DIRECTION: From the records below, extract only the lines running from the line with "Write a web" to the line with "const W = 575, H = 326;", both lines included, reproducing them exactly.

PROVIDED INFORMATION:
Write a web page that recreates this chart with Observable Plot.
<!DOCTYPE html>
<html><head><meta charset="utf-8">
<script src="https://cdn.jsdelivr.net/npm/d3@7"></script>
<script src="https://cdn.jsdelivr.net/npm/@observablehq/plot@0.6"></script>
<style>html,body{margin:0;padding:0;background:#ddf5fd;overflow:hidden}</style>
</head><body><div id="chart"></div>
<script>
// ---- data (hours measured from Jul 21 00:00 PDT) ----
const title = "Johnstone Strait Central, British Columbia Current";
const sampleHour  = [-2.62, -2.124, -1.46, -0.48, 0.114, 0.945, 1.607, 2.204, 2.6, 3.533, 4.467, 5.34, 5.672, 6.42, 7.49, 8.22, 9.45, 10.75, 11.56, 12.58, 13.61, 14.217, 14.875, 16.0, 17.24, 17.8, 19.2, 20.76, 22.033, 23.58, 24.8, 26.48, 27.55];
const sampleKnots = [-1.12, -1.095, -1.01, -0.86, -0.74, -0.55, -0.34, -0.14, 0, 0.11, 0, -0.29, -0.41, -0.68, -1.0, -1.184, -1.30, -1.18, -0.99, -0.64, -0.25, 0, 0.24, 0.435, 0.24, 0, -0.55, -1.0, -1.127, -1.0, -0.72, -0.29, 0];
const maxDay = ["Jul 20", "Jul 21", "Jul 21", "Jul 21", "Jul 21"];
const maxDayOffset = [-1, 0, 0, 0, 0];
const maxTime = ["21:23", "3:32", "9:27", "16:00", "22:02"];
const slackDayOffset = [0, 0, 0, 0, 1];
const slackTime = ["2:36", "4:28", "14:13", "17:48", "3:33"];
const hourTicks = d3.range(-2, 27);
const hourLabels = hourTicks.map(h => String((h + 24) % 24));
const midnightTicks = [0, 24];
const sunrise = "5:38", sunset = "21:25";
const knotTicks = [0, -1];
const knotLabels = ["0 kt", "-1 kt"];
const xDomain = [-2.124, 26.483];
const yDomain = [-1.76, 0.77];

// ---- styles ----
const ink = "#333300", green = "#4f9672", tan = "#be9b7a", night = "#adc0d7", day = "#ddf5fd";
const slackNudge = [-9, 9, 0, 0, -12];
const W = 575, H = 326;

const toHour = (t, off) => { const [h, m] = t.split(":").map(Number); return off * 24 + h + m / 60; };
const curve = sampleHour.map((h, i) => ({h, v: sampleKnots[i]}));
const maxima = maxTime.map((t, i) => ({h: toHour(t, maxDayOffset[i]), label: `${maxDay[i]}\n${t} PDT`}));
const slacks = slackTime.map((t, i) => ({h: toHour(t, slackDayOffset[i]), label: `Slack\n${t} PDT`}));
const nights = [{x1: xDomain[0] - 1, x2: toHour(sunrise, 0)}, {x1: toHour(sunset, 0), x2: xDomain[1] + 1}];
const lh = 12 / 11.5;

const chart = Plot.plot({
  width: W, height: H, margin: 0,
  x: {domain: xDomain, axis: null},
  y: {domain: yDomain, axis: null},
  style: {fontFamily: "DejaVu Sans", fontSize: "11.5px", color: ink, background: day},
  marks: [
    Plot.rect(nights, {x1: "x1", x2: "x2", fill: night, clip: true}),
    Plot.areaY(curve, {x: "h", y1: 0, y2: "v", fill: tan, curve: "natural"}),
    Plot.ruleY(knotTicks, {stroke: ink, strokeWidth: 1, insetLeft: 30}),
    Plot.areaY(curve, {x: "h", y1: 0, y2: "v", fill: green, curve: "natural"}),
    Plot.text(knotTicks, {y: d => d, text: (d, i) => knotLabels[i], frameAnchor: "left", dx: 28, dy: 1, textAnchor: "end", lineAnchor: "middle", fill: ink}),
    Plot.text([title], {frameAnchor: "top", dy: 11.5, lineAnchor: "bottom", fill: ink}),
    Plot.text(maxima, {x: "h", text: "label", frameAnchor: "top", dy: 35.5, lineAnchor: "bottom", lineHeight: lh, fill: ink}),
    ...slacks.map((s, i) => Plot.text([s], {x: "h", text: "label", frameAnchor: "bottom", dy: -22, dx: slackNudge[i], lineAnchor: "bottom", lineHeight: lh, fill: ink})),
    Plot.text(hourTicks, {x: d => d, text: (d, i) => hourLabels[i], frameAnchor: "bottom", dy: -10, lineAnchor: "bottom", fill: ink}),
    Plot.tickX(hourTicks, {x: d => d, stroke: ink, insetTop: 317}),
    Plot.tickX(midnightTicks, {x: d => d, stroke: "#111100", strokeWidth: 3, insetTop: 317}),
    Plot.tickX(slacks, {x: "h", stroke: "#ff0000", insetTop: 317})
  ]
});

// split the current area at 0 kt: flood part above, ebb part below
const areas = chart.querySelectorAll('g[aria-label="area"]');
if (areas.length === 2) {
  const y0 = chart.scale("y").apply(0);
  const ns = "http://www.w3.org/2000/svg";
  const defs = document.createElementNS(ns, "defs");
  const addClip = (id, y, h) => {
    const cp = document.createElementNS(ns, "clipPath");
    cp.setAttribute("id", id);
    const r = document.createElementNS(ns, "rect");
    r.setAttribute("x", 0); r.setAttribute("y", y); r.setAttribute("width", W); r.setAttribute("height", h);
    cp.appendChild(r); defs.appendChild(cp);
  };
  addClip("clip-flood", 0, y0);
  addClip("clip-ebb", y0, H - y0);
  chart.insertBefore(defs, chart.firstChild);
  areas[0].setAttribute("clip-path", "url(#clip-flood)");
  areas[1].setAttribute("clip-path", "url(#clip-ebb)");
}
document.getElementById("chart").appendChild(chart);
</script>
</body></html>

...

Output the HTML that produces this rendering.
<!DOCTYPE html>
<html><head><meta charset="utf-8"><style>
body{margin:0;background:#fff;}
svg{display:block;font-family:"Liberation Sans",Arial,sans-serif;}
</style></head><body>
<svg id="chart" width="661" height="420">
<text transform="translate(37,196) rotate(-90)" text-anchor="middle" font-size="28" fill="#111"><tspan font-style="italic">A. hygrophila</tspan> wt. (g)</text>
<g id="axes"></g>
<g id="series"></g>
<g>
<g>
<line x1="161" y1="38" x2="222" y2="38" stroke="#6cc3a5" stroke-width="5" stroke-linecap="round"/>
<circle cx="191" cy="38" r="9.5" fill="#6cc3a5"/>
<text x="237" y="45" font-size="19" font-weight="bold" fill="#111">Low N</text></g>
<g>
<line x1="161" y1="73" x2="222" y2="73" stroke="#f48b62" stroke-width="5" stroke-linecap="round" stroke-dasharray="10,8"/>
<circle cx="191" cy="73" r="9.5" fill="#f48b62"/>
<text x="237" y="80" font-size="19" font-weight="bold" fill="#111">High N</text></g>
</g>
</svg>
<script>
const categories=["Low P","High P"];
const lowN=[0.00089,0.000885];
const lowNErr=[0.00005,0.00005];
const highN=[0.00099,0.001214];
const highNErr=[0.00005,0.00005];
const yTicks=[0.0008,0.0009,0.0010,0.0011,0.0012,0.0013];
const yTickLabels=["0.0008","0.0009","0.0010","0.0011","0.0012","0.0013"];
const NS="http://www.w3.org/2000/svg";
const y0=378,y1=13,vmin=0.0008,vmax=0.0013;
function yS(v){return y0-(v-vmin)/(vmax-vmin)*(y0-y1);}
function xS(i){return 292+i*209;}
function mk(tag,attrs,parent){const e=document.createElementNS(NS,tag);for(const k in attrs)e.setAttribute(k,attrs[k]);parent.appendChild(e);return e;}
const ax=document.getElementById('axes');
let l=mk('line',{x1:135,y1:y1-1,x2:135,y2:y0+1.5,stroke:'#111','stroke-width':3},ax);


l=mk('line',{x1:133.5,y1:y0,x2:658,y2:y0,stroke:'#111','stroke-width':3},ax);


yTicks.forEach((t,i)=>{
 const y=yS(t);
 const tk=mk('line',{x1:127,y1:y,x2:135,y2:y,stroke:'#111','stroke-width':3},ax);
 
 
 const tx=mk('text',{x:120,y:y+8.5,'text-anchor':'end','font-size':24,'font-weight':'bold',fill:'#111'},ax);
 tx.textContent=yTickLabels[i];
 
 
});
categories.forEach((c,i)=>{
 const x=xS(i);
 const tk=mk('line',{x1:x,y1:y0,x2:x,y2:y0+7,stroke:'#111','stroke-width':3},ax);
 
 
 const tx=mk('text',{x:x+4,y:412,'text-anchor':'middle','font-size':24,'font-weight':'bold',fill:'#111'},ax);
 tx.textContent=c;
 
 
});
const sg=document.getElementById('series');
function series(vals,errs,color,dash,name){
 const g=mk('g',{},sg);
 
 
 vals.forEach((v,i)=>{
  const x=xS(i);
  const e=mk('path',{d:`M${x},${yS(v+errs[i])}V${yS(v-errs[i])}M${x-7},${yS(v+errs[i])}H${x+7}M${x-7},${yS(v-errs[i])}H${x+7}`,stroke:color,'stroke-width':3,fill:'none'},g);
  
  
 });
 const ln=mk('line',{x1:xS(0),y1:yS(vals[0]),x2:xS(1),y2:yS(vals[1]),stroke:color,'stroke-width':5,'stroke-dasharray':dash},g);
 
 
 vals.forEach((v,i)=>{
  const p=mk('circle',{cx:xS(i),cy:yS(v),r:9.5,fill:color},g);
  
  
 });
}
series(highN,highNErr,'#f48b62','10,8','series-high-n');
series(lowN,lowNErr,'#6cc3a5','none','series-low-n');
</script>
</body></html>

CORRECT ANSWER:
Write a web page that recreates this chart with Observable Plot.
<!DOCTYPE html>
<html><head><meta charset="utf-8">
<script src="https://cdn.jsdelivr.net/npm/d3@7"></script>
<script src="https://cdn.jsdelivr.net/npm/@observablehq/plot@0.6"></script>
<style>html,body{margin:0;padding:0;background:#ddf5fd;overflow:hidden}</style>
</head><body><div id="chart"></div>
<script>
// ---- data (hours measured from Jul 21 00:00 PDT) ----
const title = "Johnstone Strait Central, British Columbia Current";
const sampleHour  = [-2.62, -2.124, -1.46, -0.48, 0.114, 0.945, 1.607, 2.204, 2.6, 3.533, 4.467, 5.34, 5.672, 6.42, 7.49, 8.22, 9.45, 10.75, 11.56, 12.58, 13.61, 14.217, 14.875, 16.0, 17.24, 17.8, 19.2, 20.76, 22.033, 23.58, 24.8, 26.48, 27.55];
const sampleKnots = [-1.12, -1.095, -1.01, -0.86, -0.74, -0.55, -0.34, -0.14, 0, 0.11, 0, -0.29, -0.41, -0.68, -1.0, -1.184, -1.30, -1.18, -0.99, -0.64, -0.25, 0, 0.24, 0.435, 0.24, 0, -0.55, -1.0, -1.127, -1.0, -0.72, -0.29, 0];
const maxDay = ["Jul 20", "Jul 21", "Jul 21", "Jul 21", "Jul 21"];
const maxDayOffset = [-1, 0, 0, 0, 0];
const maxTime = ["21:23", "3:32", "9:27", "16:00", "22:02"];
const slackDayOffset = [0, 0, 0, 0, 1];
const slackTime = ["2:36", "4:28", "14:13", "17:48", "3:33"];
const hourTicks = d3.range(-2, 27);
const hourLabels = hourTicks.map(h => String((h + 24) % 24));
const midnightTicks = [0, 24];
const sunrise = "5:38", sunset = "21:25";
const knotTicks = [0, -1];
const knotLabels = ["0 kt", "-1 kt"];
const xDomain = [-2.124, 26.483];
const yDomain = [-1.76, 0.77];

// ---- styles ----
const ink = "#333300", green = "#4f9672", tan = "#be9b7a", night = "#adc0d7", day = "#ddf5fd";
const slackNudge = [-9, 9, 0, 0, -12];
const W = 575, H = 326;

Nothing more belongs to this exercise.